36 days free of porn

It’s been 36 days since I last watched porn and 22 since my last MO.

I’ve had a lot of ups and downs and went from feeling like my libido was returning a bit earlier this week to feeling like I’m still in a flatline. I think other stresses and emotions play a part but right now I don’t feel like being intimate in any way, be it with myself or with my partner. But I also feel depressed about that fact, because all I want is a good sex life.

I was even supposed to go visit my domme for some birthday fun which is upcoming, but I don’t feel very interested. I feel tired, uninspired, and blue overall.
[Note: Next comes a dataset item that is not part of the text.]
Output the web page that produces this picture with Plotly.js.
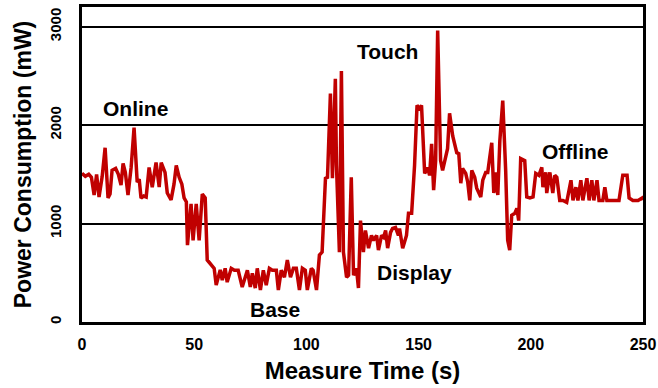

i have faith that things will improve but it can be hard to see it sometimes. My overall demeanour is affecting my home life and making the already taught relationship with my wife worse. I don’t think ending our marriage is the answer but there are days where I wonder if everything would be better if I was on my own or with someone else.
 

Lyrch42

Member
Man first of congratulations on 36 days free of PMO, you should take a minute and seriously recognize that you’ve made it a month! The flatline is completely normal and having no drive to do anything at all is the shitty side effect it has. When I was in my flatline my junk was lifeless and I felt almost like a robot due to my lack of any emotion. Try not to stress about it. Wake up and attack the day, focus on your work/ study, family/ friends. The less you worry about the flatline the better. Easier said then done I know. Does your partner know what your going through right now? Have you communicated about your reboot? If not I recommend doing so. Maybe possibly consider seeing a sex/ couples therapist. My only advice is try and remember your partner when you first fell in love with them. When things were good, that bond is still there but life sometimes has a way of stressing it out. Stay strong brother. Keep your head up and know your not alone. This path won’t be but it’s worth every day to get back to your old self.